Empathy: The Often-Missing Invoice Ingredient
Invoices routinely contain payment instructions, intended to ensure proper and prompt settlement. They’re transactional and typically void of much emotion.
When processing your invoices, you may assume that every customer will understand all instructions and respond on time. However, when a customer appears unresponsive, you may feel confused and irritated — and respond in this way.
Instead, your best next move is to practice empathy. Sidestep critical assumptions, and learn more about your customer. Here are two ways you can resolve a challenge with empathy in your communications without provoking additional stress for your client or customer:
Step 1: Consider what roadblocks they may have.
When clients don’t pay on time, you may feel frustrated, since you’ve just dedicated yourself to supporting their needs.
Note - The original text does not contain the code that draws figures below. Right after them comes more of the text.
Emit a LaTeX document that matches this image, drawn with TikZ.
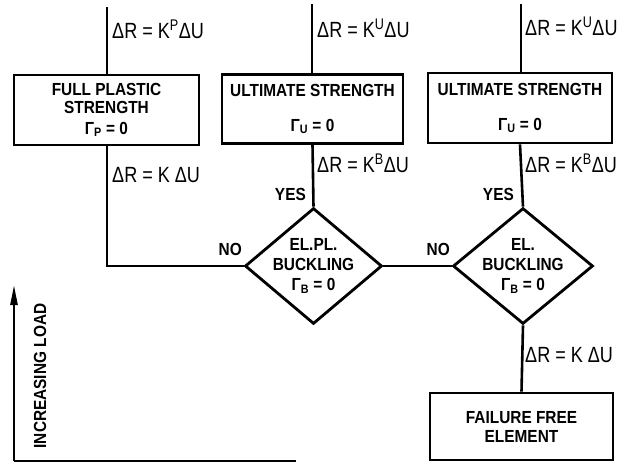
\documentclass[tikz,border=0pt]{standalone}
\usepackage{fontspec}
\setmainfont{Liberation Sans}[FakeStretch=0.88]
\newfontfamily\eqfont{Liberation Sans}[FakeStretch=0.82]
\usetikzlibrary{shapes.geometric,arrows.meta}
\tikzset{
	box/.style={draw, line width=2.8pt, rectangle, align=center, inner sep=0pt, font=\bfseries\fontsize{17.5}{18}\selectfont},
	test/.style={draw, line width=2.8pt, diamond, align=center, inner sep=-5pt, font=\bfseries\fontsize{17.5}{20}\selectfont},
	eqn/.style={anchor=base west, inner sep=0pt, font=\eqfont\fontsize{22}{22}\selectfont},
	ans/.style={anchor=base east, inner sep=0pt, font=\bfseries\fontsize{17.5}{18}\selectfont},
	flow/.style={line width=2.6pt}
}
\begin{document}
\begin{tikzpicture}[x=1pt, y=-1pt]
			\useasboundingbox (0,0) rectangle (629,463);
			\node[box, minimum width=185pt, minimum height=70pt](fps) at (106.5,110){FULL PLASTIC\\STRENGTH\\[3pt]Γ\textsubscript{P} = 0};
			\node[box, minimum width=181pt, minimum height=69pt](us1) at (312.5,109){ULTIMATE STRENGTH\\[17pt]Γ\textsubscript{U} = 0};
			\node[box, minimum width=184pt, minimum height=70pt](us2) at (520,108){ULTIMATE STRENGTH\\[17pt]Γ\textsubscript{U} = 0};
			\node[test, minimum width=137pt, minimum height=114pt](epb) at (313.5,266){EL.PL.\\BUCKLING\\Γ\textsubscript{B} = 0};
			\node[test, minimum width=140pt, minimum height=115pt](eb) at (523,266){EL.\\BUCKLING\\Γ\textsubscript{B} = 0};
			\node[box, minimum width=183pt, minimum height=67pt, font=\bfseries\fontsize{17.5}{19}\selectfont](ffe) at (521.5,426.5){FAILURE FREE\\ELEMENT};
			\coordinate (inA) at (107,7);
			\coordinate (inB) at (312,4);
			\coordinate (inC) at (521,4);
			\draw[flow] (inA) -- (inA |- fps.north);
			\draw[flow] (inB) -- (inB |- us1.north);
			\draw[flow] (inC) -- (inC |- us2.north);
			\draw[flow] (inA |- fps.south) |- (epb.west);
			\draw[flow] (us1.south) -- (epb.north);
			\draw[flow] (epb.east) -- (eb.west);
			\draw[flow] (us2.south) -- (eb.north);
			\draw[flow] (eb.south) -- (ffe.north);
			\node[eqn](eqA) at (112,38){ΔR = K\textsuperscript{P}ΔU};
			\node[eqn](eqB) at (317,37){ΔR = K\textsuperscript{U}ΔU};
			\node[eqn](eqC) at (525,35){ΔR = K\textsuperscript{U}ΔU};
			\node[eqn](eqD) at (112,182){ΔR = K ΔU};
			\node[eqn](eqE) at (317,172){ΔR = K\textsuperscript{B}ΔU};
			\node[eqn](eqF) at (525,172){ΔR = K\textsuperscript{B}ΔU};
			\node[eqn](eqG) at (525,362){ΔR = K ΔU};
			\node[ans](yesB) at (306,200){YES};
			\node[ans](yesC) at (514,200){YES};
			\node[ans](noB) at (242,255){NO};
			\node[ans](noC) at (450,255){NO};
			\coordinate (ax0) at (14,461);
			\coordinate (axT) at (14,285);
			\coordinate (axR) at (296,461);
			\draw[line width=2.4pt, -{Triangle[length=20pt,width=7pt]}] (ax0) -- (axT);
			\draw[line width=2.4pt] (ax0) -- (axR);
			\node[rotate=90, inner sep=0pt, font=\bfseries\fontsize{17.5}{18}\selectfont](load) at (40,376){INCREASING LOAD};
\end{tikzpicture}
\end{document}
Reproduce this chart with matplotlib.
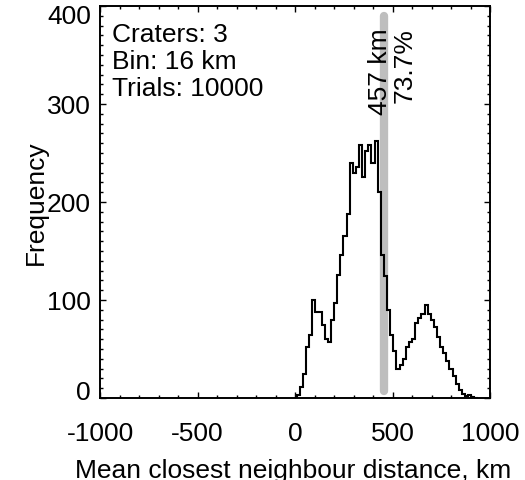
import numpy as np
import matplotlib
matplotlib.use('Agg')
import matplotlib.pyplot as plt
import matplotlib.transforms as mtransforms
from matplotlib.ticker import MultipleLocator

# histogram of mean closest neighbour distance (16 km bins)
bin_start = 8
bin_width = 16
counts = [3, 11, 25, 52, 64, 100, 88, 88, 74, 60,
          57, 80, 97, 126, 146, 165, 188, 240, 230, 236,
          258, 226, 252, 258, 240, 262, 210, 146, 125, 90,
          64, 48, 30, 34, 40, 52, 57, 60, 77, 82,
          86, 95, 86, 80, 72, 62, 52, 46, 38, 30,
          22, 14, 8, 4, 2, 3, 1, 0]

observed_km = 457
observed_pct = 73.7
info_lines = ['Craters: 3', 'Bin: 16 km', 'Trials: 10000']
xticks = [-1000, -500, 0, 500, 1000]
yticks = [0, 100, 200, 300, 400]

plt.rcParams['font.family'] = ['Liberation Sans', 'DejaVu Sans']
plt.rcParams['font.size'] = 19
plt.rcParams['axes.unicode_minus'] = False

fig = plt.figure(figsize=(5.25, 4.8), dpi=100)
ax = fig.add_axes([0.1905, 0.1708, 0.7429, 0.8167])

edges = bin_start + bin_width * np.arange(len(counts) + 1)
ax.plot([observed_km, observed_km], [7, 390], color='#bebebe', lw=6,
        solid_capstyle='round', zorder=1)
ax.stairs(counts, edges, color='black', lw=1.5, zorder=2)

ax.text(472, 377, f'{observed_km} km', rotation=90,
        rotation_mode='anchor', ha='right', va='baseline')
ax.text(600, 377, f'{observed_pct}%', rotation=90,
        rotation_mode='anchor', ha='right', va='baseline')

for i, line in enumerate(info_lines):
    ax.text(0.031, 0.908 - 0.069 * i, line, transform=ax.transAxes,
            ha='left', va='baseline')

ax.set_xlim(-1000, 1000)
ax.set_ylim(0, 400)
ax.set_xticks(xticks)
ax.set_yticks(yticks)
ax.xaxis.set_minor_locator(MultipleLocator(100))
ax.yaxis.set_minor_locator(MultipleLocator(10))
ax.tick_params(which='both', direction='in', top=True, right=True, width=1)
ax.tick_params(which='major', length=4)
ax.tick_params(which='minor', length=2)
ax.tick_params(axis='x', which='major', pad=17.5)
ax.tick_params(axis='y', which='major', pad=6.5)
for s in ax.spines.values():
    s.set_linewidth(1.4)

ax.set_xlabel('Mean closest neighbour distance, km')
ax.set_ylabel('Frequency')
ax.xaxis.set_label_coords(0.496, -0.156)
ax.yaxis.set_label_coords(-0.133, 0.499)

# pull the end labels of the y axis inward
fig.canvas.draw()
ylabels = ax.get_yticklabels()
ylabels[0].set_transform(ylabels[0].get_transform() +
                         mtransforms.ScaledTranslation(0, 8 / 100, fig.dpi_scale_trans))
ylabels[-1].set_transform(ylabels[-1].get_transform() +
                          mtransforms.ScaledTranslation(0, -9 / 100, fig.dpi_scale_trans))

fig.savefig('out.png', dpi=100)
But when you communicate from this emotional place, you can easily finger point and make a stressful situation even worse.
Leading with empathy allows you to replace blame with understanding. With a little investigation, the reason for the late payment may become clear. Possibly, your valuable customer is experiencing any one of these challenges:
- They never saw the invoice.
- A new employee is unfamiliar with your payment terms.
- The electronic payment program you use may have a new and confusing format.
There are many possible reasons that the customer was unresponsive. Inquiring is the first step.
Step 2: Be careful about your tone of voice and word choice.
Your inquiry’s language and tone are crucial for assuring the customer that you’re interested in offering assistance, not blaming them for delays. By being careful with how you write your message and communicating with empathy, you can more easily encourage speedy action.
• Avoid negative framing.
Negative words and statements provoke our brains to release stress hormones. And if your readers feel stressed, they’ll be less likely to act — and may even avoid your message.
You can overcome this emotional trigger by trying to understand how they may feel receiving your message and use positive statements as you write. Rather than say negative things like, You didn’t pay on time! encourage them to respond by reminding them, We have multiple ways for you to pay your invoice.
• Offer support.
As I mentioned earlier, some roadblocks could have emerged that kept them from seeing or receiving your invoice. Rather than demand that they pay, offer instead to resolve a conflict if they happen to have one. By asking to help them and caring to understand their challenges — rather than focusing on the blame — you can help clients feel supported and valued.
By working to understand your customers in every interaction — and communicating with empathy — you can resolve transactions more quickly and easily. And you’ll probably deepen your client relationships in the process.